Begin
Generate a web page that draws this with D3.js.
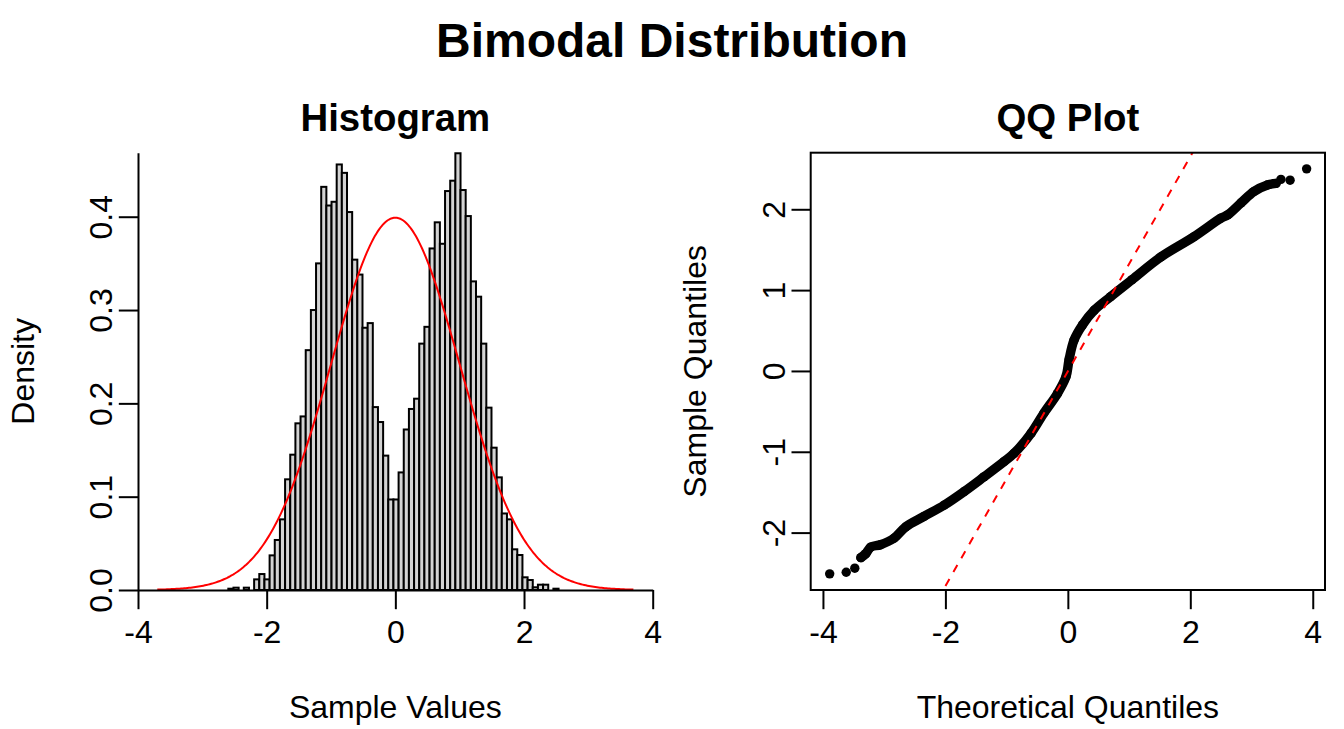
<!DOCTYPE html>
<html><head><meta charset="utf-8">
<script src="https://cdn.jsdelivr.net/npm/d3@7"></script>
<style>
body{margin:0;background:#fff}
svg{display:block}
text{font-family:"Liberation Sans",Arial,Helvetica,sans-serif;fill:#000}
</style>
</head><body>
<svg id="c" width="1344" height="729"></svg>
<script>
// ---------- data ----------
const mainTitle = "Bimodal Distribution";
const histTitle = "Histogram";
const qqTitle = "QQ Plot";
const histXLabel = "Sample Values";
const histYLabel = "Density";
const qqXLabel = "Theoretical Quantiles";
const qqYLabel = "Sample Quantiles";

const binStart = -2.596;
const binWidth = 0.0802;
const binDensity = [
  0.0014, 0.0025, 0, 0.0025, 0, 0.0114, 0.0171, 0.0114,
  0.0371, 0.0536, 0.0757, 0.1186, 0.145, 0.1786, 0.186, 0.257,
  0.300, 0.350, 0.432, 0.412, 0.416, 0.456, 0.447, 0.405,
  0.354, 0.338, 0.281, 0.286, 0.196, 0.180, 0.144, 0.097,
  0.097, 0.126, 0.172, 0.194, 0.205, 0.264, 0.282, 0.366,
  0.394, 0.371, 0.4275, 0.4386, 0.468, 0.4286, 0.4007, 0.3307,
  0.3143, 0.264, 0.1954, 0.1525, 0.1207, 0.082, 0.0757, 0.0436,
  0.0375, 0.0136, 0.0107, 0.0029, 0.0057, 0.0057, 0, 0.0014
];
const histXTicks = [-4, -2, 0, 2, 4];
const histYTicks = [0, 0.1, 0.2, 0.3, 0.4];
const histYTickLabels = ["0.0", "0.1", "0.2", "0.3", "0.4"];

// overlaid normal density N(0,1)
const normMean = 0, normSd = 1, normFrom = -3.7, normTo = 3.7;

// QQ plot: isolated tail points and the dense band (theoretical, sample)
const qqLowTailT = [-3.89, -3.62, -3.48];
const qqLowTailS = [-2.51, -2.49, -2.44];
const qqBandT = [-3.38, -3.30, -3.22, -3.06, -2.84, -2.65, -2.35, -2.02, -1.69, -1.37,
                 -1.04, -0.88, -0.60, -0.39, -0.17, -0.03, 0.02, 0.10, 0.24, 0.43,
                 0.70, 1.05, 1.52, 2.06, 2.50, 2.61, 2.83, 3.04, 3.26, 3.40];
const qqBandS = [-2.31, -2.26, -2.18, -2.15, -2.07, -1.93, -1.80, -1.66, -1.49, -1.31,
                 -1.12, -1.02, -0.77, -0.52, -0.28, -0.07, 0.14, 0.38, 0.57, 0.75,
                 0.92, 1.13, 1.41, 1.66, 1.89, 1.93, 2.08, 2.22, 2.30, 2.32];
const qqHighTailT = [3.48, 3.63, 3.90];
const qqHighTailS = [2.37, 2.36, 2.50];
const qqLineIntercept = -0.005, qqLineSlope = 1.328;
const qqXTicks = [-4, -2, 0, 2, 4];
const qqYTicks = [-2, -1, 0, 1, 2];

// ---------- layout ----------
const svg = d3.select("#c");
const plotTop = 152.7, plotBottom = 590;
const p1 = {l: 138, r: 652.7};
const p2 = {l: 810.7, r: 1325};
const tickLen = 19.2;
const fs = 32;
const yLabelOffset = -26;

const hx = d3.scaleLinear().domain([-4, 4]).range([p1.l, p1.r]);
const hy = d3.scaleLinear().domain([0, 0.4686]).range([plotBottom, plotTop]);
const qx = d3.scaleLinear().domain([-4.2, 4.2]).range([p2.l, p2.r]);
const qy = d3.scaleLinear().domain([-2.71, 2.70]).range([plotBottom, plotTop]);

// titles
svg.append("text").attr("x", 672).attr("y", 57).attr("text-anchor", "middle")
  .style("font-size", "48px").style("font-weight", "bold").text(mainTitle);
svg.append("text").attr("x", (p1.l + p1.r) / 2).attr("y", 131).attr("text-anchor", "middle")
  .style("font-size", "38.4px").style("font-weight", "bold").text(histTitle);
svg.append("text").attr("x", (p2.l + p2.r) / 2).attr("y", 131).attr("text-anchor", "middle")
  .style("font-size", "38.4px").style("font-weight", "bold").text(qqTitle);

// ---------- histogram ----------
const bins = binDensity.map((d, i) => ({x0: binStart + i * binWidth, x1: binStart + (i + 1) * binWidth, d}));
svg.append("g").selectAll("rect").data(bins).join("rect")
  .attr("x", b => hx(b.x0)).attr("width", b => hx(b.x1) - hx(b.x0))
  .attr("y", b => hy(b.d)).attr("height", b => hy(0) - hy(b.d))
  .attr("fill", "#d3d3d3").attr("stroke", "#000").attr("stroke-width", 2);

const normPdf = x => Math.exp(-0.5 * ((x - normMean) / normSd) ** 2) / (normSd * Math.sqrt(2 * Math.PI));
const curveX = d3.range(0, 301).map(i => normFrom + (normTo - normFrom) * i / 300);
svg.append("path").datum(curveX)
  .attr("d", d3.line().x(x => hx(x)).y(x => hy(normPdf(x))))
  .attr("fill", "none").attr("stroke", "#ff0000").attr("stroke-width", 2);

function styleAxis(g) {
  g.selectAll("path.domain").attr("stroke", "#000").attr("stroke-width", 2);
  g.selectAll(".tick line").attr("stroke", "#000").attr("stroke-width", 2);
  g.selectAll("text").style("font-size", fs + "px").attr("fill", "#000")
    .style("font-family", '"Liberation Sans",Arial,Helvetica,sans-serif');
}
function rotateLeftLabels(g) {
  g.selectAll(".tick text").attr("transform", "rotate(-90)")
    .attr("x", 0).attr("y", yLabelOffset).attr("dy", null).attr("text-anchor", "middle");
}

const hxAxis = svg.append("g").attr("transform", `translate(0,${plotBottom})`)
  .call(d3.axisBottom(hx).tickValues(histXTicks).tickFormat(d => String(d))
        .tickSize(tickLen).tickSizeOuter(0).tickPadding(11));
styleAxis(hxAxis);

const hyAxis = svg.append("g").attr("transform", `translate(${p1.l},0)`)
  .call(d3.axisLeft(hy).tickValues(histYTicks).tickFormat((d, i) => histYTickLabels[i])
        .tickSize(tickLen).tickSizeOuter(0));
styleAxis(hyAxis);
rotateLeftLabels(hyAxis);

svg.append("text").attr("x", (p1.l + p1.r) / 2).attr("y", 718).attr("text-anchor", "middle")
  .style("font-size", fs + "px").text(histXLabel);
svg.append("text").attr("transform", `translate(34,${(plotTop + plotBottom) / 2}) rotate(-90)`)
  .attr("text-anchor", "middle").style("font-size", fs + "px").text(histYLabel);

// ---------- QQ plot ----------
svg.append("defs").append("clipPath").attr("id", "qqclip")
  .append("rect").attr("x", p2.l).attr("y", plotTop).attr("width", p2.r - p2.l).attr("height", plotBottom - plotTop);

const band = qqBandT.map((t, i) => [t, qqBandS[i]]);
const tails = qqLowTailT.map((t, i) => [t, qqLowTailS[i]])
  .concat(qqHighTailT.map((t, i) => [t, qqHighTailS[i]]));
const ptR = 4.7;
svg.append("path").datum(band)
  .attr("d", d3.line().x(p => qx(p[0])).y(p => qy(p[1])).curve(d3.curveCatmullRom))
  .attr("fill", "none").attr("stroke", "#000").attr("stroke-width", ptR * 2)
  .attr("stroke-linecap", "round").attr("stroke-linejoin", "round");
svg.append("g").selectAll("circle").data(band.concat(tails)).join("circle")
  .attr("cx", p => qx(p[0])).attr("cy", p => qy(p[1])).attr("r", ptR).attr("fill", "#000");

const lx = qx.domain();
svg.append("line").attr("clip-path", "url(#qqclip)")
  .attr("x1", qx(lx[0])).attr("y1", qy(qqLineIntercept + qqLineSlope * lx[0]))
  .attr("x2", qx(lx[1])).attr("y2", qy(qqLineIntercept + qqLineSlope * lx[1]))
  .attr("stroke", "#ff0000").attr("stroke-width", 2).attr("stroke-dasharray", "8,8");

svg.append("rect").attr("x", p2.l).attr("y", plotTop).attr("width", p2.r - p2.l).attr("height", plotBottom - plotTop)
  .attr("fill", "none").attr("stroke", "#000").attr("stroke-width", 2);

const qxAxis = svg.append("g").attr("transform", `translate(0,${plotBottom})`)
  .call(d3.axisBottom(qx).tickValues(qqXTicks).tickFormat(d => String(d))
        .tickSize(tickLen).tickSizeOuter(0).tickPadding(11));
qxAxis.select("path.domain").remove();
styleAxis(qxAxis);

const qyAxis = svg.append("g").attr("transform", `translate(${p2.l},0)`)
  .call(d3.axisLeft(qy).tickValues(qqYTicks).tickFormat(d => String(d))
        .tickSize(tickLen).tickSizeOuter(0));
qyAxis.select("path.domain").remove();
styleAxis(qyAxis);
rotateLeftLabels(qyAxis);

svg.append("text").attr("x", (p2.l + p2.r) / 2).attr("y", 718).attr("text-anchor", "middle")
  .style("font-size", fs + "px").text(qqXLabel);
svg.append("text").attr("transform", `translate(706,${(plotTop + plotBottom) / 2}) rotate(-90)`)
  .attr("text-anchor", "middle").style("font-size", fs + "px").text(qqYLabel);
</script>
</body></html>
End
Begin
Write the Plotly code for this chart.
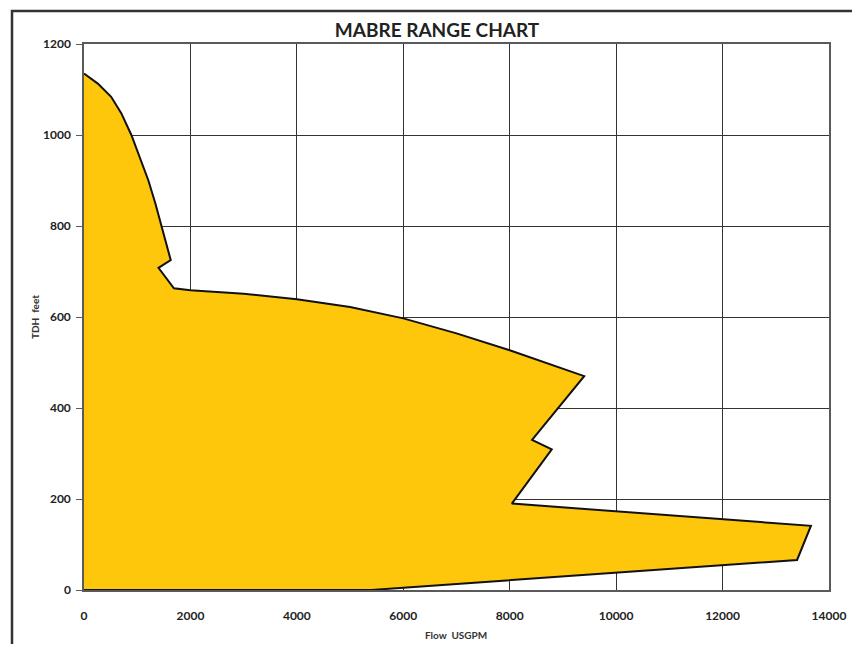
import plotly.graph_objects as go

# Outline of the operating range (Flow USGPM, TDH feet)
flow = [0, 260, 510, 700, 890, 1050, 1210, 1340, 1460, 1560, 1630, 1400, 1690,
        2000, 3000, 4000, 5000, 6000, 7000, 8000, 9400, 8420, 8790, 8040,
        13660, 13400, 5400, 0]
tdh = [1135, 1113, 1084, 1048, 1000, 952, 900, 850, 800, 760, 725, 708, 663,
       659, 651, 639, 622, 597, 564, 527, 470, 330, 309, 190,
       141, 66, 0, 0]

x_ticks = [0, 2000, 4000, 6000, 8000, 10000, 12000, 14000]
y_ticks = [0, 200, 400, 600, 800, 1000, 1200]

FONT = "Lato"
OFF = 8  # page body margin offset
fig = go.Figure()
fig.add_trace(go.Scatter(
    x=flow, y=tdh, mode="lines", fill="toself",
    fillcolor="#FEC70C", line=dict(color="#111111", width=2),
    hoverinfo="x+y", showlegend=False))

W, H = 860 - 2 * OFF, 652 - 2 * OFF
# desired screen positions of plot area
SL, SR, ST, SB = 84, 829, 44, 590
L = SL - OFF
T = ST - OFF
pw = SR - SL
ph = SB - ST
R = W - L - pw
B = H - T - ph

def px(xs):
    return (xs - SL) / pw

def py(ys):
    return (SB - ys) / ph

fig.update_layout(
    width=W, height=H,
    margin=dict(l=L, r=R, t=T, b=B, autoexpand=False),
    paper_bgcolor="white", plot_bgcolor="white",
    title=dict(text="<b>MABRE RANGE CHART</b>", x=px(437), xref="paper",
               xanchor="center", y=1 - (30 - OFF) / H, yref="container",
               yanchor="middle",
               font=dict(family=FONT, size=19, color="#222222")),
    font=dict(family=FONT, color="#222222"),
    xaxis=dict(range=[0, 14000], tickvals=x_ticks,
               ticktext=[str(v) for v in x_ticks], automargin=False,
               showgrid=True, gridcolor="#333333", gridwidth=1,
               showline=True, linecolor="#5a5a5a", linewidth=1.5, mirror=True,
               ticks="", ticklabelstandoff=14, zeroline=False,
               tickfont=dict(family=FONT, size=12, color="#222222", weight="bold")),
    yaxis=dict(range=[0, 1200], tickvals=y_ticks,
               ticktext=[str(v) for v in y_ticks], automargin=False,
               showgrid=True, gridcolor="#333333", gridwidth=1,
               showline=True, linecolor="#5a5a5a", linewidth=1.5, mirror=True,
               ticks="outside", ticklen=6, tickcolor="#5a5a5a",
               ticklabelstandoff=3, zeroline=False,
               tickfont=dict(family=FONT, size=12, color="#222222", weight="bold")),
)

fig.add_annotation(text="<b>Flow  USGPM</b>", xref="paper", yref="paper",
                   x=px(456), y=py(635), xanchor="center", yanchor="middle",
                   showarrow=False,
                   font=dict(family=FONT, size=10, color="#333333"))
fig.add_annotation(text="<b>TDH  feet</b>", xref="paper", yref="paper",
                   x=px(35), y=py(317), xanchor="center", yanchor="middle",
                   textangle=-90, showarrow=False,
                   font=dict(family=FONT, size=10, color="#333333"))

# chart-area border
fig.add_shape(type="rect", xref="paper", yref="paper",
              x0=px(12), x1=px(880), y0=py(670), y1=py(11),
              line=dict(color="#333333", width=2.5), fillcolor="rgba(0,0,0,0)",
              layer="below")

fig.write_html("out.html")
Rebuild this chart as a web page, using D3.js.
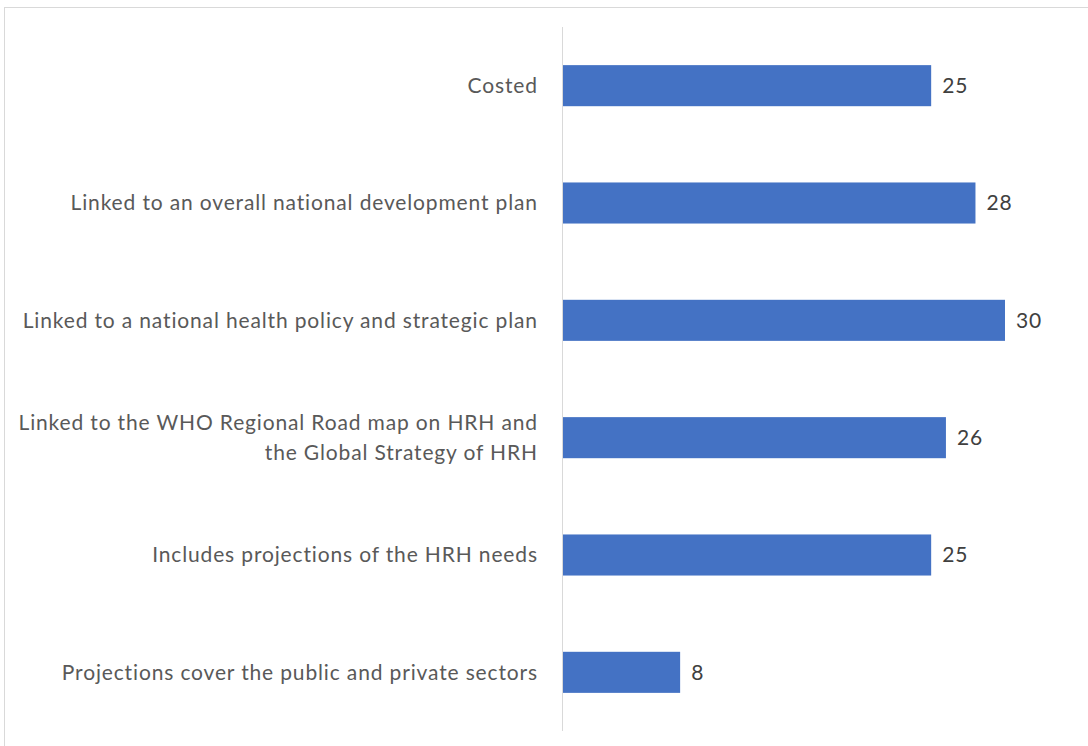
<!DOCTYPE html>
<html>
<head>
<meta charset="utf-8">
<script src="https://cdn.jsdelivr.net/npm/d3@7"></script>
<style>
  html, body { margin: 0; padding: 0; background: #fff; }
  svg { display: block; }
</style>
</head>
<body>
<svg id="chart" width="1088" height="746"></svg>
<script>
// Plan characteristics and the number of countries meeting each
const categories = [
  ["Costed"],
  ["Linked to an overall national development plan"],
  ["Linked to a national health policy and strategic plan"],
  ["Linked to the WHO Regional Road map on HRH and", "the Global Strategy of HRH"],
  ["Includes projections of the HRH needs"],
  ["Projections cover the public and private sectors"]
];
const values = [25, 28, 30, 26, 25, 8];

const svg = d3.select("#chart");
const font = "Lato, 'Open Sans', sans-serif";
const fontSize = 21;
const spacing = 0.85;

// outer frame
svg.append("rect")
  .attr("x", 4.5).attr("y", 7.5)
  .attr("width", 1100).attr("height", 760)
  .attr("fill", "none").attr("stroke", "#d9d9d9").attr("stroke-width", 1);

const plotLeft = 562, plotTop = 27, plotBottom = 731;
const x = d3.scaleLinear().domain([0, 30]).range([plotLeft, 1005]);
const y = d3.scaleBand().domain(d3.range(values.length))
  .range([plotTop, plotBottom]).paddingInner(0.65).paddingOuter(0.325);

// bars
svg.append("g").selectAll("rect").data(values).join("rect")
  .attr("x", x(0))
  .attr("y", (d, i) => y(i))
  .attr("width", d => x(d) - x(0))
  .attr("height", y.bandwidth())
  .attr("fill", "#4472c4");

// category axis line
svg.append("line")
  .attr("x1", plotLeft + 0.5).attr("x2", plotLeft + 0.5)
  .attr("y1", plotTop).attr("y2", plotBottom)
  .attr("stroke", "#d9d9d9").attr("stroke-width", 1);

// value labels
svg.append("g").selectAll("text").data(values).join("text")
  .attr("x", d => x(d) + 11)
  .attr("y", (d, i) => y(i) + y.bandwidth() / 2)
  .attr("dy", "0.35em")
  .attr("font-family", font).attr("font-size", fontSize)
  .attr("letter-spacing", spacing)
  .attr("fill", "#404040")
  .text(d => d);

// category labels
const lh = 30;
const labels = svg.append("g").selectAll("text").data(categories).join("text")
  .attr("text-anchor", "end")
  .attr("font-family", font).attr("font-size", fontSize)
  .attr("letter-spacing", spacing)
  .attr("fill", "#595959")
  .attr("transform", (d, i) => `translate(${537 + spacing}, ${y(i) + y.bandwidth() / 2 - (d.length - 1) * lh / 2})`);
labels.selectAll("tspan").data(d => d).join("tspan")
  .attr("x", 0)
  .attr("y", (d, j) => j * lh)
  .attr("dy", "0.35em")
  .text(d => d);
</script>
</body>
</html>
End
Problem details =
Look above for the line containing "Rebuild this chart", then write out every line from there down to the line containing "const values = [25, 28, 30, 26, 25, 8];", that line included, with no pictures.

Output for this task =
Rebuild this chart as a web page, using D3.js.
<!DOCTYPE html>
<html>
<head>
<meta charset="utf-8">
<script src="https://cdn.jsdelivr.net/npm/d3@7"></script>
<style>
  html, body { margin: 0; padding: 0; background: #fff; }
  svg { display: block; }
</style>
</head>
<body>
<svg id="chart" width="1088" height="746"></svg>
<script>
// Plan characteristics and the number of countries meeting each
const categories = [
  ["Costed"],
  ["Linked to an overall national development plan"],
  ["Linked to a national health policy and strategic plan"],
  ["Linked to the WHO Regional Road map on HRH and", "the Global Strategy of HRH"],
  ["Includes projections of the HRH needs"],
  ["Projections cover the public and private sectors"]
];
const values = [25, 28, 30, 26, 25, 8];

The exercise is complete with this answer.